In its efforts to reduce the number of vehicles blocking public bus routes, the MTA is expanding its surveillance program as a means of catching those motorists who are illegally double parked.
On Tuesday, the agency signed a $114 million contract to install cameras on thousands of buses that will automatically ticket drivers along their routes. MTA officials said they plan to have the cameras on nearly 1,000 buses by the end of the year, and in three years, the agency plans to have them on around 2,000 buses, which is more than a third of its whole fleet.
Drivers will only face a fine if they’re caught obstructing a bus route or stop for more than five minutes, and for that to work, two buses equipped with the cameras will need to pass the same illegally parked car.
“Our hope is we probably won’t get to the entire fleet because that’s probably unnecessary to change behavior,” New York City Transit President Richard Davey said on Tuesday. “But over the next couple of years we’ll see how this improves bus speeds.”
This deal expands an MTA pilot program that has installed cameras on roughly 600 buses to issue parking tickets since 2019, but only to drivers parked in bus lanes.

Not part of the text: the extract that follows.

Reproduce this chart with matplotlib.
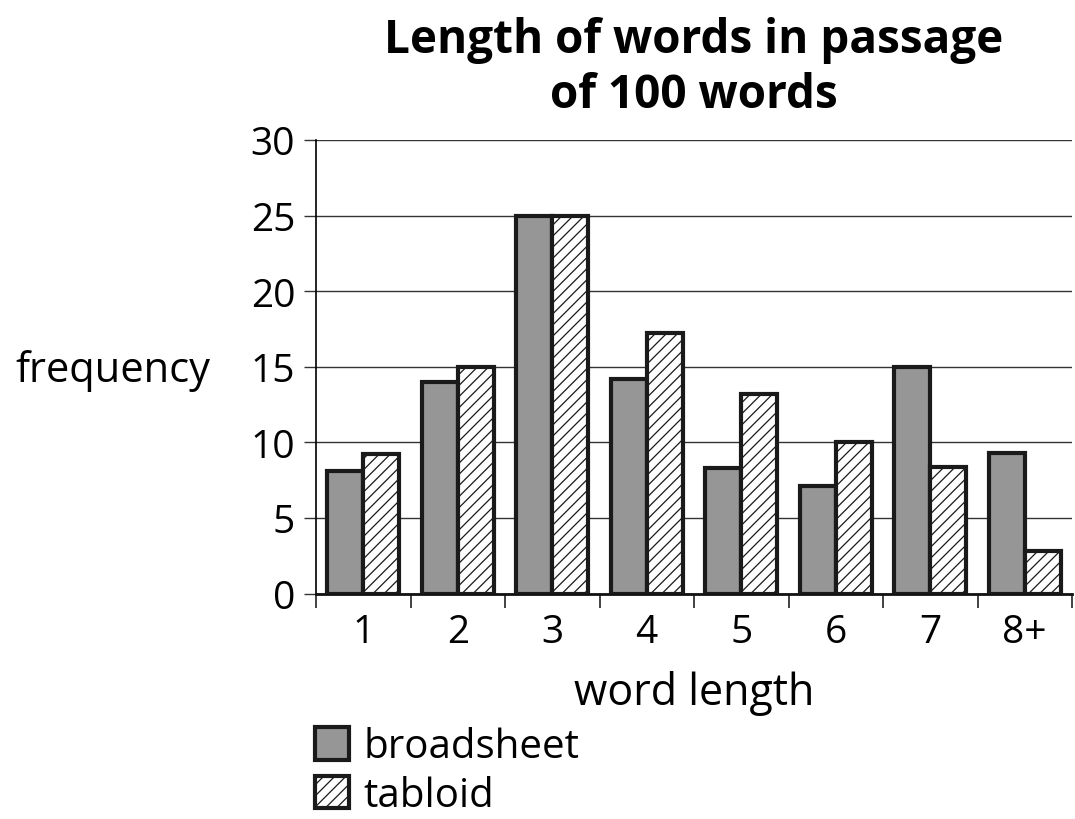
import matplotlib
matplotlib.use("Agg")
import matplotlib.pyplot as plt
import numpy as np
from matplotlib.patches import Patch

categories = ["1", "2", "3", "4", "5", "6", "7", "8+"]
broadsheet = [8.1, 14, 25, 14.2, 8.3, 7.1, 15, 9.3]
tabloid = [9.2, 15, 25, 17.2, 13.2, 10, 8.4, 2.8]
yticks = [0, 5, 10, 15, 20, 25, 30]

plt.rcParams["font.family"] = ["Open Sans", "DejaVu Sans"]
plt.rcParams["hatch.linewidth"] = 0.9
plt.rcParams["hatch.color"] = "#1a1a1a"

edge = "#1a1a1a"
grey = "#969696"
fig = plt.figure(figsize=(10.75, 8.2), dpi=100)
ax = fig.add_axes([316 / 1075, 1 - 594.5 / 820, (1072 - 316) / 1075, (594.5 - 141) / 820])

x = np.arange(len(categories))
w = 0.38
ax.bar(x - w / 2, broadsheet, w, color=grey, edgecolor=edge, linewidth=3.0, zorder=3)
ax.bar(x + w / 2, tabloid, w, color="white", edgecolor=edge, linewidth=3.0, hatch="///", zorder=3)

ax.set_xlim(-0.5, len(categories) - 0.5)
ax.set_ylim(0, 30)
ax.set_yticks(yticks)
ax.set_yticklabels([str(v) for v in yticks], fontsize=28)
ax.yaxis.grid(True, color="#333333", linewidth=1.0, zorder=0)
ax.set_axisbelow(True)

ax.set_xticks(x)
ax.set_xticklabels(categories, fontsize=28)
ax.tick_params(axis="x", which="major", length=0, pad=14)
ax.set_xticks(np.arange(len(categories) + 1) - 0.5, minor=True)
ax.tick_params(axis="x", which="minor", length=10, width=1.2, color="#222222")
ax.tick_params(axis="y", length=9, width=1.0, color="#333333", pad=6)

for s in ["top", "right"]:
    ax.spines[s].set_visible(False)
ax.spines["left"].set_linewidth(1.2)
ax.spines["bottom"].set_linewidth(2.0)
ax.spines["bottom"].set_color("#111111")

ax.set_xlabel("word length", fontsize=31, labelpad=14)
fig.text(15 / 1075, 1 - 382 / 820, "frequency", fontsize=30, ha="left", va="baseline")
fig.text(694 / 1075, 1 - 68 / 820, "Length of words in passage\nof 100 words",
         fontsize=33, fontweight="bold", ha="center", va="center", linespacing=1.2)

handles = [Patch(facecolor=grey, edgecolor=edge, linewidth=3.0, label="broadsheet"),
           Patch(facecolor="white", edgecolor=edge, linewidth=3.0, hatch="///", label="tabloid")]
fig.legend(handles=handles, loc="upper left", bbox_to_anchor=(315 / 1075, 1 - 728 / 820),
           frameon=False, fontsize=29, handlelength=0.85, handleheight=0.85,
           handletextpad=0.35, labelspacing=0.2, borderpad=0, borderaxespad=0)

fig.savefig("out.png", dpi=100)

The new technology advances that program, and allows the equipment to also ticket any driver double parked along bus routes without bus lanes, as well as cars illegally parked in front of bus stops.

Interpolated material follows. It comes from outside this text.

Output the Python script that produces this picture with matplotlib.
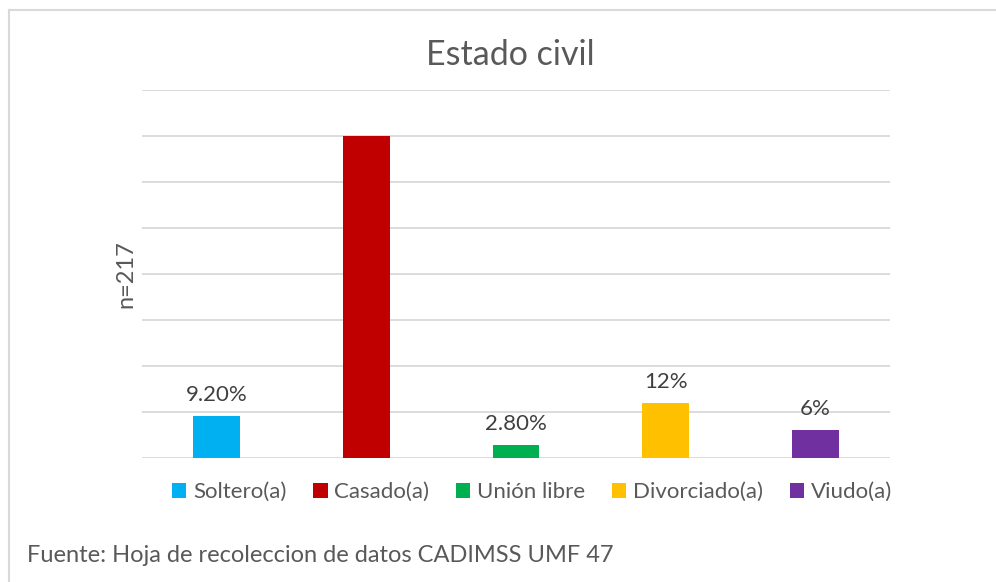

According to MTA officials, the older bus cameras have issued 328,000 tickets since 2019, and the speed rate of buses with the technology on their route has increased roughly 5%.

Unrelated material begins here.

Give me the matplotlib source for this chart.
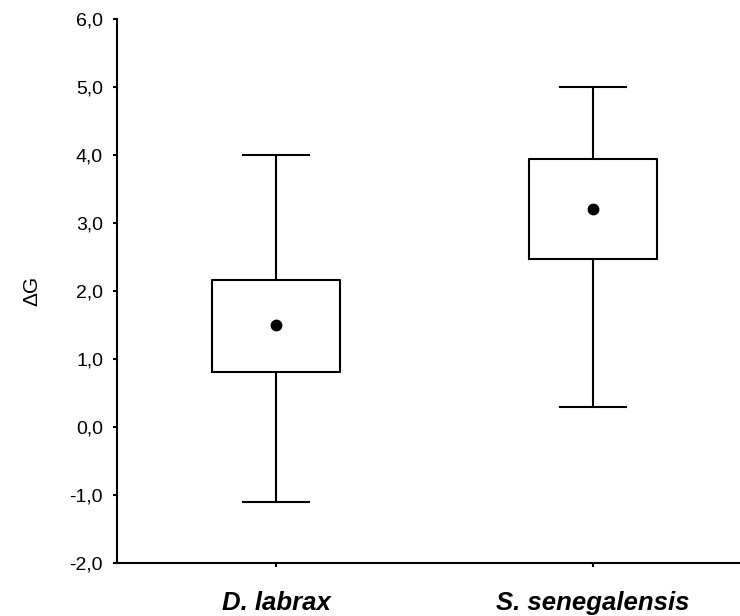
import matplotlib
matplotlib.use("Agg")
import matplotlib.pyplot as plt

# values
species = ["D. labrax", "S. senegalensis"]
whisker_low = [-1.1, 0.29]
box_low = [0.81, 2.47]
means = [1.5, 3.2]
box_high = [2.16, 3.94]
whisker_high = [4.0, 5.0]
y_ticks = [-2.0, -1.0, 0.0, 1.0, 2.0, 3.0, 4.0, 5.0, 6.0]

plt.rcParams["font.family"] = ["Liberation Sans", "DejaVu Sans"]

stats = []
for i in range(len(species)):
    stats.append({
        "label": species[i],
        "whislo": whisker_low[i],
        "q1": box_low[i],
        "med": means[i],
        "mean": means[i],
        "q3": box_high[i],
        "whishi": whisker_high[i],
        "fliers": [],
    })

fig = plt.figure(figsize=(7.4, 6.16), dpi=100)
ax = fig.add_axes([117 / 740, 1 - 563 / 616, 1 - 117 / 740, (563 - 19) / 616])

ax.bxp(
    stats,
    positions=[1, 2],
    widths=0.404,
    showmeans=True,
    showfliers=False,
    boxprops=dict(color="black", linewidth=1.5),
    whiskerprops=dict(color="black", linewidth=1.5),
    capprops=dict(color="black", linewidth=1.5),
    medianprops=dict(linewidth=0),
    meanprops=dict(marker="o", markerfacecolor="black", markeredgecolor="black",
                   markersize=7.5),
    capwidths=0.21,
)

ax.set_xlim(0.498, 2.464)
ax.set_ylim(-2.0, 6.0)
ax.set_yticks(y_ticks)
ax.set_yticklabels([f"{v:.1f}".replace(".", ",") for v in y_ticks], fontsize=14)
ax.set_xticks([1, 2])
ax.set_xticklabels(species, fontsize=18.5, fontweight="bold", fontstyle="italic")
ax.tick_params(axis="y", direction="out", length=3, width=1.5, pad=7)
ax.tick_params(axis="x", direction="out", length=3, width=1.5, pad=17)
ax.set_ylabel("ΔG", fontsize=15, labelpad=20)

ax.spines["top"].set_visible(False)
ax.spines["right"].set_visible(False)
ax.spines["left"].set_linewidth(1.5)
ax.spines["bottom"].set_linewidth(1.5)

fig.savefig("out.png", dpi=100)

“Automated camera enforcement is a huge advance toward the fast, reliable bus service New Yorkers need and deserve,” Riders Alliance spokesperson Danny Pearlstein wrote in a statement. “More than 2 million riders every day are stuck on the slowest buses in the nation. Double parking is an enormous obstacle to better buses. Thanks to last year’s state budget, double parkers are on notice that bus routes are for bus riders not car storage.”
The first time a driver is caught by one of the cameras, drivers will face a $50 fine. The citation rises to $250 if they’re caught five or more times in a 12-month period.